Performance Gains (20-step setting):
- Compared to the state-of-the-art method QUAD, UNIFIER improved the last-step VQA scores by 2.70% to 10.62%.
- It improved the last-step F1 scores (for object detection) by 3.40% to 7.69%.
- Notably, UNIFIER showed the ability to accumulate knowledge in seen scenarios (performance improves as more steps are learned) while adapting to unseen ones, a capability lacking in most baselines.
Efficiency:
- Inference Cost: The VRE module adds negligible inference overhead. The Time To First Token (TTFT) increases by only ~10ms, and Time Per Output Token (TPOT) remains unchanged because the text decoder is unaffected.

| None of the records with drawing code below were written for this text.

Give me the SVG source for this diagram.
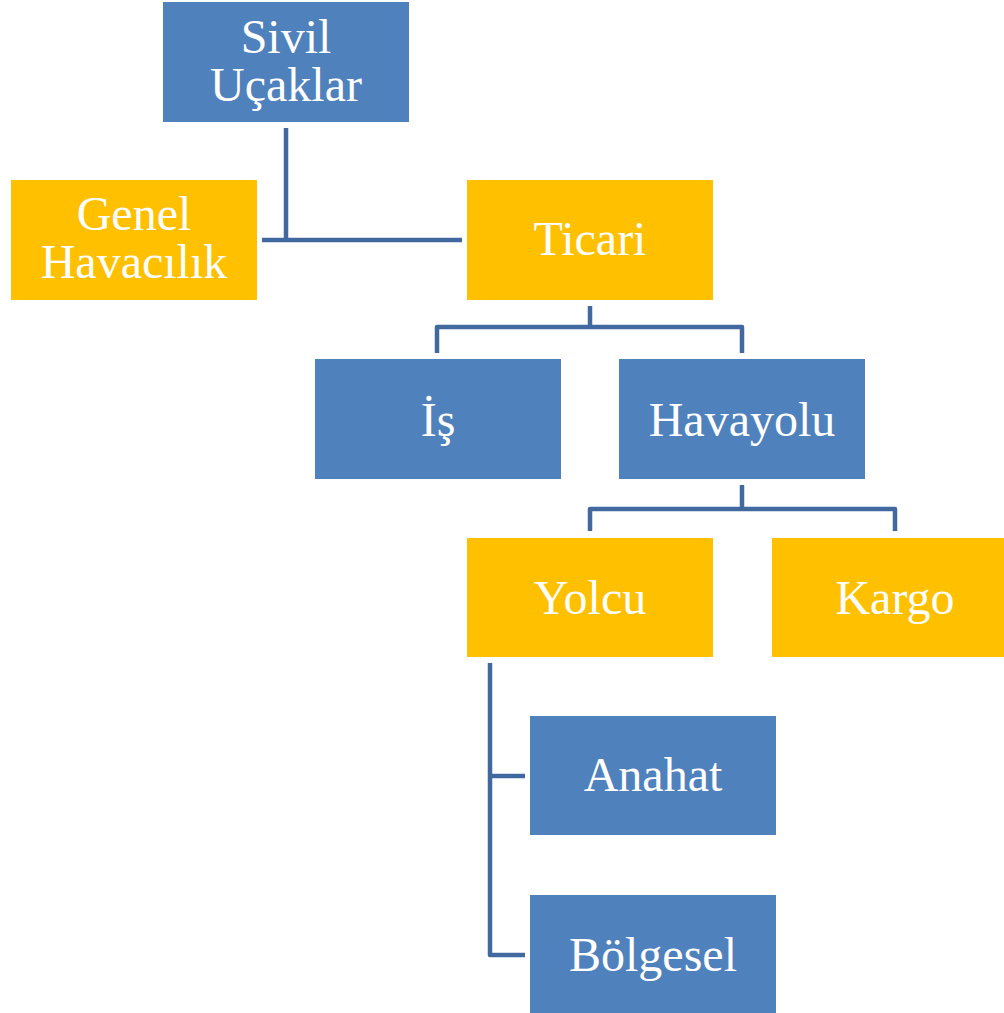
<svg xmlns="http://www.w3.org/2000/svg" width="1004" height="1013" viewBox="0 0 1004 1013">
<style>
.b{fill:#4f81bd}
.y{fill:#ffc000}
.t{font-family:'Liberation Serif','Times New Roman','DejaVu Serif',serif;font-size:48px;fill:#fff;text-anchor:middle}
.c{fill:none;stroke:#41699f;stroke-width:4.5;stroke-linejoin:round}
</style>
<rect width="1004" height="1013" fill="#fff"/>
<g id="connectors">
<path class="c" d="M286 128V240M262 240H462"/>
<path class="c" d="M590 306V327M437 353V327H742V353"/>
<path class="c" d="M742 485V509M590 531V509H895V531"/>
<path class="c" d="M490 663V955H525M490 776H525"/>
</g>
<g id="sivil"><rect class="b" x="163" y="2" width="246" height="120"/><text class="t" x="286" y="53">Sivil</text><text class="t" x="286" y="101">Uçaklar</text></g>
<g id="genel"><rect class="y" x="11" y="180" width="246" height="120"/><text class="t" x="134" y="230">Genel</text><text class="t" x="134" y="278">Havacılık</text></g>
<g id="ticari"><rect class="y" x="467" y="180" width="246" height="120"/><text class="t" x="590" y="255">Ticari</text></g>
<g id="is"><rect class="b" x="315" y="359" width="246" height="120"/><text class="t" x="438" y="436">İş</text></g>
<g id="havayolu"><rect class="b" x="619" y="359" width="246" height="120"/><text class="t" x="742" y="436">Havayolu</text></g>
<g id="yolcu"><rect class="y" x="467" y="538" width="246" height="119"/><text class="t" x="590" y="614">Yolcu</text></g>
<g id="kargo"><rect class="y" x="772" y="538" width="246" height="119"/><text class="t" x="895" y="614">Kargo</text></g>
<g id="anahat"><rect class="b" x="530" y="716" width="246" height="119"/><text class="t" x="653" y="791">Anahat</text></g>
<g id="bolgesel"><rect class="b" x="530" y="895" width="246" height="119"/><text class="t" x="653" y="971">Bölgesel</text></g>
</svg>
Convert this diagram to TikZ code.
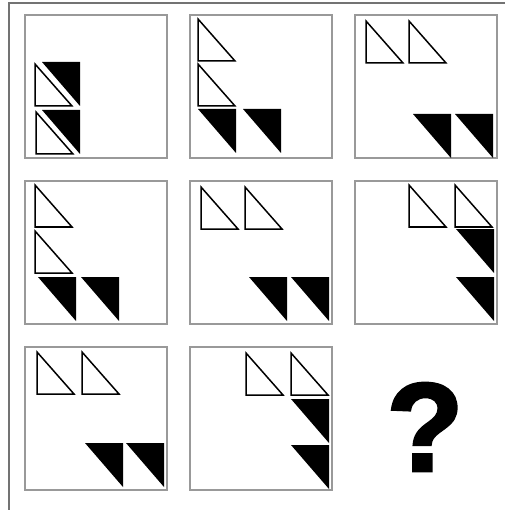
\documentclass[tikz,border=0pt]{standalone}
\usepackage{fontspec}
\setmainfont{Liberation Sans}
\newfontfamily\qmarkfont[FakeBold=2.2]{Liberation Sans Bold}
\tikzset{
  panelbox/.style={draw=black!40, line width=1.2pt},
  frameline/.style={draw=black!55, line width=1.6pt},
  opentri/.style={draw=black, line width=1.5pt, line join=miter, fill=white},
  blacktri/.style={fill=black, draw=none}
}
\newcommand{\mkopen}[2]{\draw[opentri] (#1,#2) -- (#1,#2+42) -- (#1+37,#2+42) -- cycle;}
\newcommand{\mkblack}[2]{\fill[blacktri] (#1,#2) -- (#1+38,#2) -- (#1+38,#2+44) -- cycle;}
\begin{document}
\begin{tikzpicture}[x=1pt,y=-1pt]
\useasboundingbox (0,0) rectangle (505,510);
\fill[white] (0,0) rectangle (505,510);
% outer frame
\draw[frameline] (9,510) -- (9,3) -- (505,3);
% panels
\foreach \px in {25,190,355}{
  \foreach \py in {15,181,347}{
    \ifnum\px=355 \ifnum\py=347 \else
      \draw[panelbox] (\px,\py) rectangle ++(142,143);
    \fi \else
      \draw[panelbox] (\px,\py) rectangle ++(142,143);
    \fi
  }
}
% panel 1
\mkblack{42}{62}
\mkopen{35}{64}
\mkblack{42}{110}
\mkopen{36}{112}
% panel 2
\mkopen{198}{19}
\mkopen{198}{64}
\mkblack{198}{109}
\mkblack{243}{109}
% panel 3
\mkopen{366}{21}
\mkopen{409}{21}
\mkblack{413}{114}
\mkblack{455}{114}
% panel 4
\mkopen{35}{185}
\mkopen{35}{231}
\mkblack{38}{277}
\mkblack{81}{277}
% panel 5
\mkopen{201}{187}
\mkopen{245}{187}
\mkblack{249}{277}
\mkblack{291}{277}
% panel 6
\mkopen{409}{185}
\mkopen{455}{185}
\mkblack{456}{229}
\mkblack{456}{277}
% panel 7
\mkopen{37}{352}
\mkopen{82}{352}
\mkblack{85}{443}
\mkblack{126}{443}
% panel 8
\mkopen{246}{353}
\mkopen{291}{353}
\mkblack{291}{399}
\mkblack{291}{445}
% question mark
\node[font=\qmarkfont\fontsize{126}{126}\selectfont, inner sep=0pt, anchor=base] (q) at (425,471) {?};
\end{tikzpicture}
\end{document}
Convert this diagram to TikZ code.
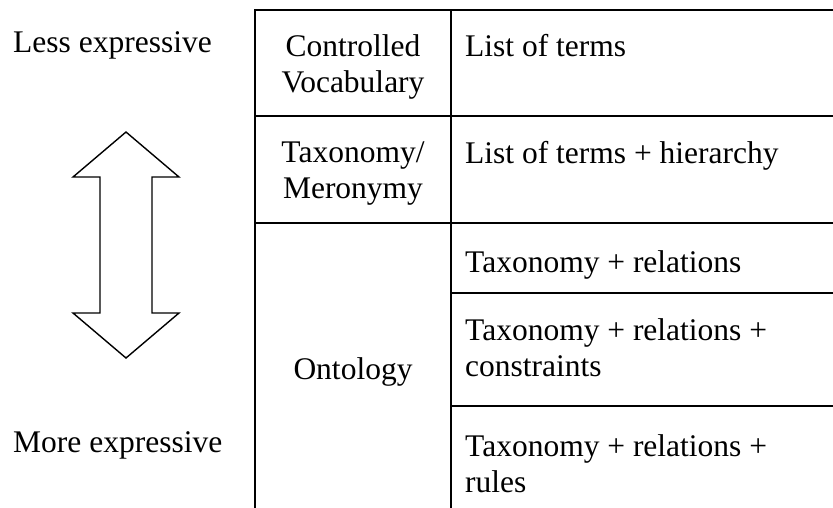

- Parameter Growth: The parameter increase is minimal (e.g., ~6.4% for Qwen2.5VL-3B with 4 scenarios), and the growth rate slows as more scenarios are added, making it suitable for on-device deployment.
Ablation Studies:
- Confirmed that both VRE and VCC are essential. Replacing VCC with strict $\ell_2$ constraints reduced performance, proving the necessity of soft constraints for model plasticity.
- Removing the projector (simple feature addition) also degraded performance, highlighting the importance of the projection layer for unifying representations.

5. Significance

This work is significant for the deployment of on-device AI. It moves beyond theoretical continual learning to address the practical reality of dynamic visual environments. By solving the visual forgetting problem in MLLMs, UNIFIER enables devices (like drones, underwater robots, or AR glasses) to continuously learn and adapt to new environments without requiring retraining from scratch or massive storage of historical data. The introduction of the MSVQA dataset provides a crucial benchmark for future research in multimodal continual learning under realistic, shifting conditions.